このように水木先生は本作品で、単なる歴史上の人物としてのヒットラー像から、イメージをさらに昇華させた。しかもそれを文章ではなく、絵で具体的に描いてしまった。こんなヒットラー像は、少なくとも日本漫画界では前代未聞ではないだろうか。
貧乏絵描きの青年からやがて狂気を帯びた政治家となるヒットラーは、まるで化け物のようだ。荒涼殺伐としたラストシーンが印象的だった。こんな作品を描いた水木先生がある種化け物だ。
先生による「あとがき」がまた、やってくれる。あとがきのタイトルが『ヒットラーさん』。
先生は当時、リアルでヒットラーの登場をメディア(新聞・ラヂヲ、映画だと思われる)を通して見てこられた。
ナチスは結局ロシアと対戦して破滅した。
『当時あまりものを知らない18才の少年の私ですら、対露戦は冒険だ、と思ってみていた』そうだ。

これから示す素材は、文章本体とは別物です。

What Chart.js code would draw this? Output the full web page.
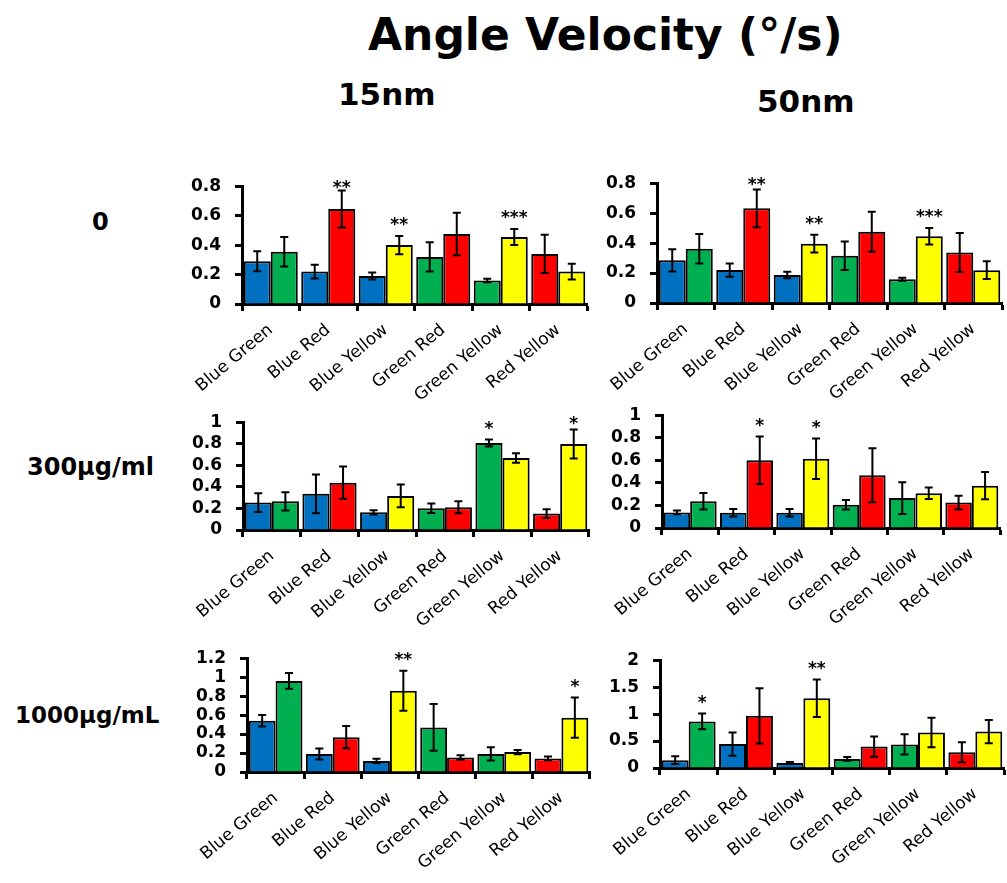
<!DOCTYPE html>
<html>
<head>
<meta charset="utf-8">
<script src="https://cdn.jsdelivr.net/npm/chart.js@4.4.0/dist/chart.umd.min.js"></script>
<style>
  body {
    margin: 0;
    background: #fff;
    width: 1007px;
    height: 883px;
    position: relative;
    overflow: hidden;
    font-family: 'Comic Sans MS', 'DejaVu Sans', sans-serif;
  }
  .lbl {
    position: absolute;
    font-weight: bold;
    color: #000;
    white-space: nowrap;
    line-height: 1;
  }
  canvas { position: absolute; }
</style>
</head>
<body>

<div class="lbl" style="left:368px; top:13px; font-size:44px;">Angle Velocity (°/s)</div>
<div class="lbl" style="left:338px; top:79px; font-size:31px;">15nm</div>
<div class="lbl" style="left:757px; top:86px; font-size:31px;">50nm</div>
<div class="lbl" style="left:92px; top:210px; font-size:24px;">0</div>
<div class="lbl" style="left:27px; top:455px; font-size:24px;">300µg/ml</div>
<div class="lbl" style="left:15px; top:704px; font-size:23px;">1000µg/mL</div>

<canvas id="p15_0"></canvas>
<canvas id="p50_0"></canvas>
<canvas id="p15_300"></canvas>
<canvas id="p50_300"></canvas>
<canvas id="p15_1000"></canvas>
<canvas id="p50_1000"></canvas>

<script>
const BLUE = '#0070C0';
const GREEN = '#00B050';
const RED = '#FF0000';
const YELLOW = '#FFFF00';

const categories = ['Blue Green', 'Blue Red', 'Blue Yellow', 'Green Red', 'Green Yellow', 'Red Yellow'];
// left bar of each pair gets the first colour, right bar the second
const firstColors = [BLUE, BLUE, BLUE, GREEN, GREEN, RED];
const secondColors = [GREEN, RED, YELLOW, RED, YELLOW, YELLOW];

// 15nm, 0
const nm15_0_first = [0.29, 0.22, 0.19, 0.32, 0.16, 0.34];
const nm15_0_firstErr = [0.068, 0.047, 0.024, 0.10, 0.012, 0.13];
const nm15_0_second = [0.355, 0.645, 0.40, 0.475, 0.455, 0.22];
const nm15_0_secondErr = [0.10, 0.125, 0.062, 0.144, 0.054, 0.054];
const nm15_0_stars = ['', '**', '**', '', '***', ''];
const nm15_0_ticks = [0, 0.2, 0.4, 0.6, 0.8];

// 50nm, 0
const nm50_0_first = [0.285, 0.22, 0.187, 0.315, 0.158, 0.337];
const nm50_0_firstErr = [0.074, 0.044, 0.021, 0.095, 0.01, 0.13];
const nm50_0_second = [0.362, 0.632, 0.396, 0.476, 0.446, 0.219];
const nm50_0_secondErr = [0.099, 0.126, 0.059, 0.133, 0.055, 0.059];
const nm50_0_stars = ['', '**', '**', '', '***', ''];
const nm50_0_ticks = [0, 0.2, 0.4, 0.6, 0.8];

// 15nm, 300µg/ml
const nm15_300_first = [0.254, 0.336, 0.164, 0.202, 0.807, 0.152];
const nm15_300_firstErr = [0.088, 0.18, 0.02, 0.044, 0.032, 0.041];
const nm15_300_second = [0.266, 0.439, 0.316, 0.211, 0.667, 0.798];
const nm15_300_secondErr = [0.085, 0.149, 0.105, 0.055, 0.044, 0.135];
const nm15_300_firstStars = ['', '', '', '', '*', ''];
const nm15_300_stars = ['', '', '', '', '', '*'];
const nm15_300_ticks = [0, 0.2, 0.4, 0.6, 0.8, 1];

// 50nm, 300µg/ml
const nm50_300_first = [0.138, 0.135, 0.135, 0.206, 0.265, 0.225];
const nm50_300_firstErr = [0.017, 0.034, 0.034, 0.042, 0.141, 0.062];
const nm50_300_second = [0.237, 0.60, 0.614, 0.468, 0.307, 0.375];
const nm50_300_secondErr = [0.073, 0.211, 0.18, 0.239, 0.051, 0.121];
const nm50_300_stars = ['', '*', '*', '', '', ''];
const nm50_300_ticks = [0, 0.2, 0.4, 0.6, 0.8, 1];

// 15nm, 1000µg/mL
const nm15_1000_first = [0.54, 0.19, 0.117, 0.47, 0.19, 0.143];
const nm15_1000_firstErr = [0.06, 0.057, 0.023, 0.247, 0.07, 0.02];
const nm15_1000_second = [0.96, 0.367, 0.857, 0.153, 0.21, 0.573];
const nm15_1000_secondErr = [0.083, 0.117, 0.21, 0.023, 0.023, 0.213];
const nm15_1000_stars = ['', '', '**', '', '', '*'];
const nm15_1000_ticks = [0, 0.2, 0.4, 0.6, 0.8, 1, 1.2];

// 50nm, 1000µg/mL
const nm50_1000_first = [0.146, 0.443, 0.093, 0.169, 0.437, 0.292];
const nm50_1000_firstErr = [0.07, 0.216, 0.017, 0.035, 0.187, 0.187];
const nm50_1000_second = [0.863, 0.968, 1.294, 0.397, 0.659, 0.676];
const nm50_1000_secondErr = [0.146, 0.513, 0.35, 0.187, 0.274, 0.216];
const nm50_1000_stars = ['*', '', '**', '', '', ''];
const nm50_1000_ticks = [0, 0.5, 1, 1.5, 2];

const NO_STARS = ['', '', '', '', '', ''];

// room around the plot area inside each canvas
const Y_W = 62, X_H = 100, PAD_T = 18, PAD_R = 4;

const tickFont = { family: "'Comic Sans MS', 'DejaVu Sans', sans-serif", size: 17, weight: 'bold' };
const catFont = { family: "'Comic Sans MS', 'DejaVu Sans', sans-serif", size: 17 };

// error bars and significance stars drawn on top of the bars
const errorBarPlugin = {
  id: 'errorBars',
  afterDatasetsDraw(chart) {
    const ctx = chart.ctx;
    const y = chart.scales.y;
    ctx.save();
    chart.data.datasets.forEach((ds, di) => {
      const meta = chart.getDatasetMeta(di);
      meta.data.forEach((bar, i) => {
        const v = ds.data[i];
        const e = ds.errors[i];
        const top = y.getPixelForValue(v + e);
        const bot = y.getPixelForValue(Math.max(v - e, 0));
        ctx.strokeStyle = '#000';
        ctx.lineWidth = 2;
        ctx.beginPath();
        ctx.moveTo(bar.x, top);
        ctx.lineTo(bar.x, bot);
        ctx.moveTo(bar.x - 4, top);
        ctx.lineTo(bar.x + 4, top);
        ctx.moveTo(bar.x - 4, bot);
        ctx.lineTo(bar.x + 4, bot);
        ctx.stroke();

        const star = ds.stars[i];
        if (star) {
          ctx.fillStyle = '#000';
          ctx.font = 'bold 17px DejaVu Sans';
          ctx.textAlign = 'center';
          ctx.textBaseline = 'middle';
          const sy = Math.max(top - 14, chart.chartArea.top - 2);
          ctx.fillText(star, bar.x, sy + 4);
        }
      });
    });
    ctx.restore();
  }
};

function makePanel(id, area, first, firstErr, second, secondErr, firstStars, secondStars, ticks) {
  const canvas = document.getElementById(id);
  canvas.width = (area.right - area.left) + Y_W + PAD_R;
  canvas.height = (area.bottom - area.top) + PAD_T + X_H;
  canvas.style.left = (area.left - Y_W) + 'px';
  canvas.style.top = (area.top - PAD_T) + 'px';

  const barStyle = { borderColor: '#000', borderWidth: 2, borderSkipped: 'start' };

  return new Chart(canvas, {
    type: 'bar',
    data: {
      labels: categories,
      datasets: [
        Object.assign({ data: first, errors: firstErr, stars: firstStars, backgroundColor: firstColors }, barStyle),
        Object.assign({ data: second, errors: secondErr, stars: secondStars, backgroundColor: secondColors }, barStyle)
      ]
    },
    options: {
      responsive: false,
      animation: false,
      layout: { padding: { top: PAD_T, right: PAD_R, left: 0, bottom: 0 } },
      datasets: { bar: { categoryPercentage: 0.94, barPercentage: 1 } },
      plugins: { legend: { display: false }, tooltip: { enabled: false } },
      scales: {
        x: {
          grid: { offset: true, drawOnChartArea: false, drawTicks: true, tickLength: 7, tickWidth: 3, tickColor: '#000' },
          border: { color: '#000', width: 3 },
          ticks: { color: '#000', font: catFont, autoSkip: false, minRotation: 40, maxRotation: 40, padding: 9 },
          afterFit: s => { s.height = X_H; }
        },
        y: {
          min: 0,
          max: ticks[ticks.length - 1],
          afterBuildTicks: s => { s.ticks = ticks.map(v => ({ value: v })); },
          grid: { drawOnChartArea: false, drawTicks: true, tickLength: 7, tickWidth: 3, tickColor: '#000' },
          border: { color: '#000', width: 3 },
          ticks: { color: '#000', font: tickFont, padding: 14, autoSkip: false, callback: v => String(v) },
          afterFit: s => { s.width = Y_W; }
        }
      }
    },
    plugins: [errorBarPlugin]
  });
}

makePanel('p15_0', { left: 242, top: 180, right: 587, bottom: 304 },
  nm15_0_first, nm15_0_firstErr, nm15_0_second, nm15_0_secondErr, NO_STARS, nm15_0_stars, nm15_0_ticks);
makePanel('p50_0', { left: 657, top: 177, right: 1002, bottom: 303 },
  nm50_0_first, nm50_0_firstErr, nm50_0_second, nm50_0_secondErr, NO_STARS, nm50_0_stars, nm50_0_ticks);
makePanel('p15_300', { left: 243, top: 416, right: 589, bottom: 530 },
  nm15_300_first, nm15_300_firstErr, nm15_300_second, nm15_300_secondErr, nm15_300_firstStars, nm15_300_stars, nm15_300_ticks);
makePanel('p50_300', { left: 662, top: 409, right: 1000, bottom: 528 },
  nm50_300_first, nm50_300_firstErr, nm50_300_second, nm50_300_secondErr, NO_STARS, nm50_300_stars, nm50_300_ticks);
makePanel('p15_1000', { left: 247, top: 652, right: 590, bottom: 772 },
  nm15_1000_first, nm15_1000_firstErr, nm15_1000_second, nm15_1000_secondErr, NO_STARS, nm15_1000_stars, nm15_1000_ticks);
makePanel('p50_1000', { left: 660, top: 654, right: 1004, bottom: 768 },
  nm50_1000_first, nm50_1000_firstErr, nm50_1000_second, nm50_1000_secondErr, NO_STARS, nm50_1000_stars, nm50_1000_ticks);
</script>
</body>
</html>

ナチスが対露戦に踏み切った理由を『ヒットラーがなにか神秘力をもっているような気がして、ドイツ人はゆるしたのだろう』と言う。自身も『当時18才位だった私はヒットラーに酔っていた』。
『ヒットラーのように「鼻ひげ」をはやそうと思ったが、18才では無理だった』
『いずれにしても当時のヒットラーさんは格好が良かったネ』
『やたら右手を上げては戦争に勝っていたが、無理な戦争だったとみえて最後は自決だった。人間あまり無茶をしちゃあいかんネ。』
根本的に僕らと感覚が違うのだ。
追記:私個人の考えを言うと、ヒットラーは世紀の虐殺者だが、彼の名だけを悪の代名詞として使うのは馬鹿げている。スターリン、毛沢東、ポルポト派、原爆を開発させたルーズベルトと落としたトルーマンなど、超大量殺戮を犯した人物は他にもいる。ヒットラーだけをことさら強調するのはおかしい。他の虐殺者を見逃してはいけない。
「独裁者のような人物」を揶揄する際には、「ヒットラーのようだ」ではなく「まるでスターリンだ」「毛沢東のようだ」と言ってみよう。